Will Windows Me pricing confuse consumers?

Windows 95 users will have to pay $30 more than their Windows 98 counterparts to upgrade to Microsoft's new consumer OS, in a strategy that could end up befuddling customers.

3 min read
Windows 95 users will have to pay $30 more than their Windows 98 counterparts to upgrade to Microsoft's new consumer operating system, in a promotional strategy that could end up confusing customers instead of simply rewarding them.

Microsoft announced earlier this month that it will sell its new operating system for home PC users for $59 through January. This promotional pricing represents a new strategy for the software maker, which typically sells upgrades to its operating systems for $89.

In a break with its own tradition, Microsoft confirmed today, it will sell the upgrade under the name Windows Me Promotional Step-Up for $59 to people who have Windows 98 or Windows 98 Second Edition. Windows 95 users will have to pay the full $89 for their upgrade to Windows Me, or Millennium Edition. After January, everyone will pay the full price.

But the company's decision to sell the promotional upgrade under a separate name could cause confusion among consumers over possible differences--if any--between the $59 and $89 upgrades, according to Paul Thurrott, editor of the WinInfo newsletter, which tracks Microsoft software news.

"When a customer walks into a store, they will see three different boxes for Windows Me," Wooster said.

Microsoft insists that the versions of the upgrades are exactly the same, except for a "compliance checking mechanism" in the promotional OS that locks out Windows 95 users.

Microsoft spokeswoman Laura Wooster confirmed today the Step-Up edition will work only with Windows 98 and Windows 98 SE systems.
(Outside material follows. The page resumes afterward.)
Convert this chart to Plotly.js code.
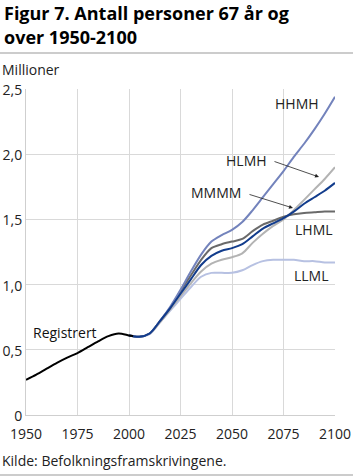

"It's a way to thank our customers who have upgraded to Windows 98," Wooster said, noting that the upgrade from Windows 95 to Windows Me is more complicated than the upgrade from one of the Windows 98 products.

The number of people who will miss out on the promotion is unknown, but it may not be too many.

Although current statistics are not available, it is believed that most of the people still using Windows 95 are generally office PC users, who are not likely to upgrade to the consumer-focused Windows Me. As of last year, however, Windows 95 was still the most popular OS in the world, according to International Data Corp.

Further, because Windows 95 has not been shipping to retail stores for more than two years, it's unclear how many of the PCs using it would meet the minimum system requirements for Windows Me anyhow. Windows Me requires a system running on at least a Pentium 150-MHz chip, with about 300MB of hard drive space. Microsoft tends to lowball these estimates.

"Any user would have to make sure they have the correct system," Wooster said.

The promotion itself has been seen as an attempt by Microsoft to drive sales for a product that offers fairly incremental updates to Windows 98 SE. Windows 98 was originally intended to be the last release based on Windows 95 technology. Microsoft's plan to transfer both consumer and corporate products to Windows 2000 was pushed back when the corporate version was repeatedly delayed before its launch in February of this year.

Consequently, the life of Windows 98 has been extended to include Windows 98 SE and now Windows Me. Windows Me focuses on four main areas: digital media, home networking, improved reliability and Web improvements. The next OS for home users, code-named Whistler, will be based on Windows 2000, Microsoft says.

"Windows 98 SE was never a huge seller at retail," Thurrott said in an email interview. "I think the price reduction is an effort to get people over their understandable fear that Microsoft is sticking it to them yet again with another 9x upgrade."

The full version of Windows Me, designed for computers without the previous Windows operating systems, will cost $209.

This is not the first controversy tied to Windows Me. A Microsoft sweepstakes site has been hit by repeated outages, after offering free versions of Windows Me to winners.